*Records with drawing code:*
_ _ _ _ _

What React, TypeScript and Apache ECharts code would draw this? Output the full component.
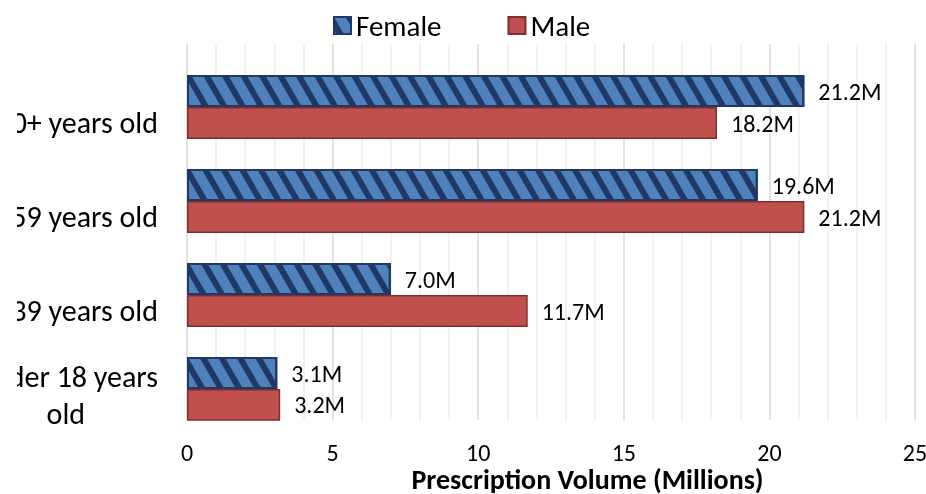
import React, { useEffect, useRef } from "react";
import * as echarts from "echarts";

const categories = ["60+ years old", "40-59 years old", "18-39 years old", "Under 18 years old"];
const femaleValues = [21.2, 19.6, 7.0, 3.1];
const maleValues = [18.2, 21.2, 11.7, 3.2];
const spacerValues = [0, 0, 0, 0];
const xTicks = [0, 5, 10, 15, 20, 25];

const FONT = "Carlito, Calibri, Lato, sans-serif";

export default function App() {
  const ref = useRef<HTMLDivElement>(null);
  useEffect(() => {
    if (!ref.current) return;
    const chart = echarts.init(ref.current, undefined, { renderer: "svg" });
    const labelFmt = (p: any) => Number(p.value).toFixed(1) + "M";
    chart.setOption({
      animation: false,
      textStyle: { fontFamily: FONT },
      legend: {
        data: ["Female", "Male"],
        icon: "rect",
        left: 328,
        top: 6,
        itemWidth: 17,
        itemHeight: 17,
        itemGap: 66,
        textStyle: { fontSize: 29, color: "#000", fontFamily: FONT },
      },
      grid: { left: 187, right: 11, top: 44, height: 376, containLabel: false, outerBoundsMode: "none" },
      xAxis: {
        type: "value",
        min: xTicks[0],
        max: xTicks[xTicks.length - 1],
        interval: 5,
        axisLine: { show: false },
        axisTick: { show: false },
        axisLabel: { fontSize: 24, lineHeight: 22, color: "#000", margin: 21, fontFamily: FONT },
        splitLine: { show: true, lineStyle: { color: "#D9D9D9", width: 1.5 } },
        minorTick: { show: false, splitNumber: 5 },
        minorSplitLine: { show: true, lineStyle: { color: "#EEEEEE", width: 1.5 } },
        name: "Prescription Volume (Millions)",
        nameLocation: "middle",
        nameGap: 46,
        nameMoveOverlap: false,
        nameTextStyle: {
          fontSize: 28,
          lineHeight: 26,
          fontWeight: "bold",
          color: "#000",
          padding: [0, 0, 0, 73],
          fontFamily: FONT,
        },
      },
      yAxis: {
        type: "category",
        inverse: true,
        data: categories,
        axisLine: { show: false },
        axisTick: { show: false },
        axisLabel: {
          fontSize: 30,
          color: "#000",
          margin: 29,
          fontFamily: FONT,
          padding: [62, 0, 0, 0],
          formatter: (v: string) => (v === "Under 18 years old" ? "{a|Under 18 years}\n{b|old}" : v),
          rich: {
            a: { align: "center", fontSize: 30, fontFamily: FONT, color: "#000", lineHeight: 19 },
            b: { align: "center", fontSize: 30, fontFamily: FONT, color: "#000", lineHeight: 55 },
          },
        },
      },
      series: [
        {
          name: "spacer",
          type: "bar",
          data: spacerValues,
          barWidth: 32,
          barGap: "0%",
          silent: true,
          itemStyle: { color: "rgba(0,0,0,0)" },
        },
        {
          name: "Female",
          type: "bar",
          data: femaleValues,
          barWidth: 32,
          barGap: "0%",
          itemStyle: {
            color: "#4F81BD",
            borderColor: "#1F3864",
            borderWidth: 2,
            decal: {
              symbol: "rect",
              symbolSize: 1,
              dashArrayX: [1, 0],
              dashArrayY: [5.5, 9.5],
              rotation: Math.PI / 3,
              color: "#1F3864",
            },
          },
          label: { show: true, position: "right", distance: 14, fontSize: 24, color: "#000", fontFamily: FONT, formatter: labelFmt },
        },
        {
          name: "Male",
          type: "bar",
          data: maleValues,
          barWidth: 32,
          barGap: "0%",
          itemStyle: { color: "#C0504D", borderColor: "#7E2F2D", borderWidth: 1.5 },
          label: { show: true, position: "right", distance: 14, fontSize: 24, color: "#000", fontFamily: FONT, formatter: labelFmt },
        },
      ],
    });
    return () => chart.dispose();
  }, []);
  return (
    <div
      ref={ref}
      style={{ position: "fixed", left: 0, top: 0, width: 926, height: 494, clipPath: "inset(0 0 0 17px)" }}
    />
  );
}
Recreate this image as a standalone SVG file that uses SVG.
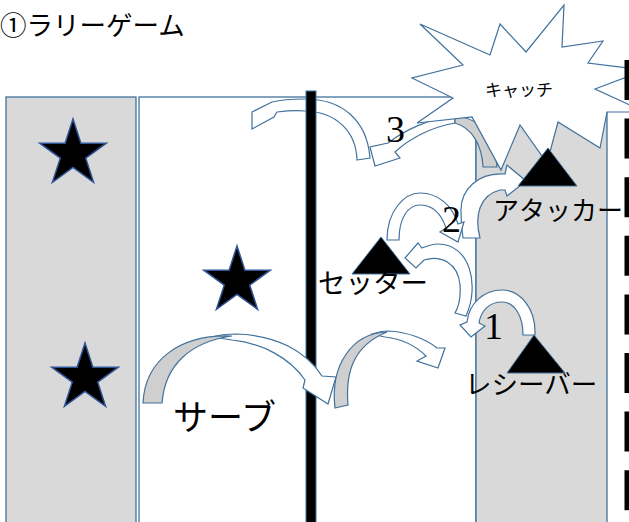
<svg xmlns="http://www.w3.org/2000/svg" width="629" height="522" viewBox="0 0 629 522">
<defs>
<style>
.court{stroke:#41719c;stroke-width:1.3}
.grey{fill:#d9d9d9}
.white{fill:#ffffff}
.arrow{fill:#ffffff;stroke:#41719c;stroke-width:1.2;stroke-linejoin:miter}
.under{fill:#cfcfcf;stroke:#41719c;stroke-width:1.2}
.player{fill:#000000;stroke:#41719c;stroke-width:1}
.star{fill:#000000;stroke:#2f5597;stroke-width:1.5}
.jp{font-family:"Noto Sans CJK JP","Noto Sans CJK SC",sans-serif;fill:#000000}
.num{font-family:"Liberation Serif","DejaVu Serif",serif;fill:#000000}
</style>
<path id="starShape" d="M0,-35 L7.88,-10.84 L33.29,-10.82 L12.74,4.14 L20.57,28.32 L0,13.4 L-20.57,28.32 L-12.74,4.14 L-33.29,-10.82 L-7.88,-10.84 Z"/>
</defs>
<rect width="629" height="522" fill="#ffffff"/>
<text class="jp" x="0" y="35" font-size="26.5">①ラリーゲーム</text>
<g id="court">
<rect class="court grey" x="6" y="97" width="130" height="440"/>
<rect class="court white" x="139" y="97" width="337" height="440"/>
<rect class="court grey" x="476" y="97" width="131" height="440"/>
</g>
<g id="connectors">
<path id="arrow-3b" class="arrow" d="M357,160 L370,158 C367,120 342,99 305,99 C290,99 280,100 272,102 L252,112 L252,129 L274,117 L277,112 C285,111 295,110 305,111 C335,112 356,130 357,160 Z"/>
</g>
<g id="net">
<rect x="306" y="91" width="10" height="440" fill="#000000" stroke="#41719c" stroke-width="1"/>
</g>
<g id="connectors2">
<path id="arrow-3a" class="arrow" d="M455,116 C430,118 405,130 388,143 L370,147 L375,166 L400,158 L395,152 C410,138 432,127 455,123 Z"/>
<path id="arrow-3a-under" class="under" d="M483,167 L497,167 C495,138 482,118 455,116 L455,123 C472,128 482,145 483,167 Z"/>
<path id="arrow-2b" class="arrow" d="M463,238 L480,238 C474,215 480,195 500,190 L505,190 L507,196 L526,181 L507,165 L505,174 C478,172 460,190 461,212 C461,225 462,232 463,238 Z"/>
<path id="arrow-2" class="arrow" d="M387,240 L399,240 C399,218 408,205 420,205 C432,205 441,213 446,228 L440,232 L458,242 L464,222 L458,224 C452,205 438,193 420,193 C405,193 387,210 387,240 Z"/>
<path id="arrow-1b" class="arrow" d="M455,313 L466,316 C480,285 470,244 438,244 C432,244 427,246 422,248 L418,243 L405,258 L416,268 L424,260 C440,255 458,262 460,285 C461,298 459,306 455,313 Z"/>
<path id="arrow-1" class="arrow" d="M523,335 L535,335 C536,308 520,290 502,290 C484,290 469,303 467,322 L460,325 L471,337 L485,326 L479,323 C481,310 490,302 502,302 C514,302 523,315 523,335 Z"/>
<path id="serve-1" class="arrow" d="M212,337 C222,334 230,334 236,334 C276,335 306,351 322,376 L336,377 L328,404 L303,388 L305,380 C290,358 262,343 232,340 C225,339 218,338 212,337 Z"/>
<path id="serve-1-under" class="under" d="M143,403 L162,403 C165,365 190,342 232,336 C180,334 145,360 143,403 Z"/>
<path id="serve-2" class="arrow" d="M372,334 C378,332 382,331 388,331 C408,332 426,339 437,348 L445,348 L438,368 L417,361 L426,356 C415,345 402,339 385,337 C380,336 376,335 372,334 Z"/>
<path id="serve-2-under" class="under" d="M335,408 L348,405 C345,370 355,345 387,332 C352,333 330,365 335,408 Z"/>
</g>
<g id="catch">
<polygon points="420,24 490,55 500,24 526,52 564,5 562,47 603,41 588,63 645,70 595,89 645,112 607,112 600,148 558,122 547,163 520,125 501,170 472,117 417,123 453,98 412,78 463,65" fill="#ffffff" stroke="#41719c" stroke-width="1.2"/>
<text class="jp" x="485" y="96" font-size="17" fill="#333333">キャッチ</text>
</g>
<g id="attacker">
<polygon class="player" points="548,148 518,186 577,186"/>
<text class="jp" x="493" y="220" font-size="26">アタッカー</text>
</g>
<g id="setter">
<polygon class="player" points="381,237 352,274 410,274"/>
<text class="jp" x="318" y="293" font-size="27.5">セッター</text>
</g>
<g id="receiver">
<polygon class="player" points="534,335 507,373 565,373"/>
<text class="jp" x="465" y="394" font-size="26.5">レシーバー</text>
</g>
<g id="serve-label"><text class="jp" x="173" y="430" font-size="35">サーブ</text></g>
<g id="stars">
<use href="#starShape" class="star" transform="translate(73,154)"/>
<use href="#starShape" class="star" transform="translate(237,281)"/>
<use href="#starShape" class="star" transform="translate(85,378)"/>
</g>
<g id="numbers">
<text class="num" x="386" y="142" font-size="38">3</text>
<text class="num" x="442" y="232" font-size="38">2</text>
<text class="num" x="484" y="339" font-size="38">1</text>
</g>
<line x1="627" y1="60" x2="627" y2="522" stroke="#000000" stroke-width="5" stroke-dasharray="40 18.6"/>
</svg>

_ _ _ _ _

*What you will do:* Show every line from the entries above in which the word "this" appears.

*Exercise result:*
What React, TypeScript and Apache ECharts code would draw this? Output the full component.
Recreate this image as a standalone SVG file that uses SVG.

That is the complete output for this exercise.